Pappano packs a powerful punch
By
Barry Millington
18 Dec 2006
The LSO, playing with the same distinction as ever, is poised at an interesting juncture. As the volatile Valery Gergiev prepares to take over from the patrician Colin Davis, the big question is not whether but how he will change the orchestra.
Meanwhile, one of the LSO's starriest guest conductors, Antonio Pappano, last night tackled Russian repertoire more naturally associated with Gergiev, demonstrating a marked contrast with the approach of the Mariinsky maestro.
He relished the operatic impulse of Tchaikovsky's symphonic poem Francesca da Rimini, highlighting its graphic, gestural elements and whipping up Dante's infernal whirlwind with a theatrical tension that spoke of the tormented passions of the illicit lovers as much as the meteorological phenomenon with which they were punished.

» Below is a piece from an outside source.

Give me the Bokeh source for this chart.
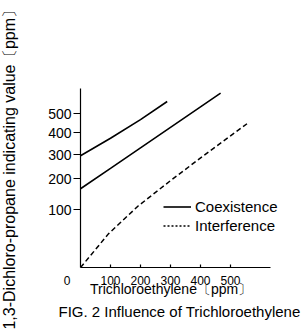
import numpy as np
from bokeh.plotting import figure
from bokeh.models import Range1d, FixedTicker, Label, Legend, LegendItem
from bokeh.embed import file_html
from bokeh.resources import INLINE

# ---- data (ppm) ----
X_TICKS = [100, 200, 300, 400, 500]
Y_TICKS = [100, 200, 300, 400, 500]

coex_upper_x = [0, 100, 200, 289]
coex_upper_y = [295, 374, 468, 563]
coex_lower_x = [0, 100, 200, 300, 400, 467]
coex_lower_y = [167, 242, 330, 427, 535, 607]
interf_x = [0, 50, 93, 193, 300, 411, 500, 555]
interf_y = [0, 31, 58, 112, 193, 296, 385, 446]

# non-uniform vertical scale of the original figure (value -> axis position)
Y_SCALE_VALUES = [0, 100, 200, 300, 400, 500, 700]
Y_SCALE_POS = [0, 58, 89, 113, 135, 154, 192]


def ypos(v):
    return [float(t) for t in np.interp(v, Y_SCALE_VALUES, Y_SCALE_POS)]


FONT = "Liberation Sans"
X_MAX = 633.33

p = figure(width=304, height=332, x_range=Range1d(0, 700), y_range=Range1d(0, 179),
           output_backend="svg", toolbar_location=None,
           min_border_left=80, min_border_right=14, min_border_top=88, min_border_bottom=65)
p.outline_line_color = None
p.grid.visible = False
p.background_fill_color = "white"
p.border_fill_color = "white"

# x axis
xa = p.xaxis[0]
xa.bounds = (0, X_MAX)
xa.ticker = FixedTicker(ticks=X_TICKS)
xa.major_tick_in = 3
xa.major_tick_out = 0
xa.minor_tick_line_color = None
xa.major_label_text_font = FONT
xa.major_label_text_font_size = "12px"
xa.major_label_text_color = "black"
xa.major_label_standoff = 8
xa.axis_line_color = "black"
xa.axis_line_width = 1.2
xa.major_tick_line_color = "black"
xa.major_tick_line_width = 1.2

# y axis
ya = p.yaxis[0]
ytick_pos = ypos(Y_TICKS)
ya.ticker = FixedTicker(ticks=ytick_pos)
ya.major_label_overrides = {tp: str(v) for tp, v in zip(ytick_pos, Y_TICKS)}
ya.major_tick_in = 0
ya.major_tick_out = 7
ya.minor_tick_line_color = None
ya.major_label_text_font = FONT
ya.major_label_text_font_size = "14px"
ya.major_label_text_color = "black"
ya.major_label_standoff = 2
ya.axis_line_color = "black"
ya.axis_line_width = 1.2
ya.major_tick_line_color = "black"
ya.major_tick_line_width = 1.2

# curves
r_up = p.line(coex_upper_x, ypos(coex_upper_y), line_color="black", line_width=1.6)
p.line(coex_lower_x, ypos(coex_lower_y), line_color="black", line_width=1.6)
p.line(interf_x, ypos(interf_y), line_color="black", line_width=1.5, line_dash="5 3")
r_leg_dot = p.line(interf_x[:1], ypos(interf_y[:1]), line_color="black", line_width=1.3,
                   line_dash="2 2")

legend = Legend(items=[LegendItem(label="Coexistence", renderers=[r_up]),
                       LegendItem(label="Interference", renderers=[r_leg_dot])],
                location=(83, 32.5))
legend.border_line_color = None
legend.background_fill_alpha = 0
legend.padding = 0
legend.margin = 0
legend.spacing = 0
legend.glyph_width = 28
legend.glyph_height = 19
legend.label_height = 19
legend.label_standoff = 4
legend.label_text_font = FONT
legend.label_text_font_size = "15px"
legend.label_text_color = "black"
p.add_layout(legend)


# texts outside the frame (placed in side panels so they are not clipped)
def add_text(text, x, y, size, side, align="center", baseline="alphabetic", angle=0):
    p.add_layout(Label(x=x, y=y, x_units="data", y_units="data", text=text,
                       text_font=FONT, text_font_size=size, text_color="black",
                       text_align=align, text_baseline=baseline, angle=angle), side)


add_text("0", -44.3, -12.8, "12px", "below")
add_text("Trichloroethylene〔ppm〕", 302, -21.5, "14px", "below")
add_text("FIG. 2 Influence of Trichloroethylene", 330, -44.3, "15px", "below")
add_text("1,3-Dichloro-propane indicating value", -238, 70.5, "16px", "left",
         baseline="middle", angle=np.pi / 2)
add_text("〔ppm〕", -238, 234, "16px", "left", baseline="middle", angle=np.pi / 2)

open("out.html", "w").write(file_html(p, INLINE))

In the second-movement waltz of Rachmaninov's Symphonic Dances, Pappano found the dark, seductive quality as well as the macabre bite. His sound-world is rich and voluptuous, where Gergiev's is savage and earthy. Not that Pappano lacks dynamism, but he seeks beauty even in the eye of the storm. For all his Italianate lyricism and sensuality, his climaxes pack a powerful punch, albeit one delivered in a velvet glove.
Between the Russian items came Saint-Saens's Second Piano Concerto. In the first movement the soloist, Simon Trpceski, dazzled with his handling of the often predictable virtuosity, transfiguring the banal into magical Chopinesque filigree. The second movement is an irreverent subversion of the Mendelssohnian scherzo, and Trpceski and Pappano alike played up the French operetta interludes for all they were worth.
Returning to the elfin style for the movement's throw-away conclusion, however, they drew delighted gasps and a spontaneous round of applause from a capacity audience. With talents like these in the wings, the LSO clearly has more golden times ahead.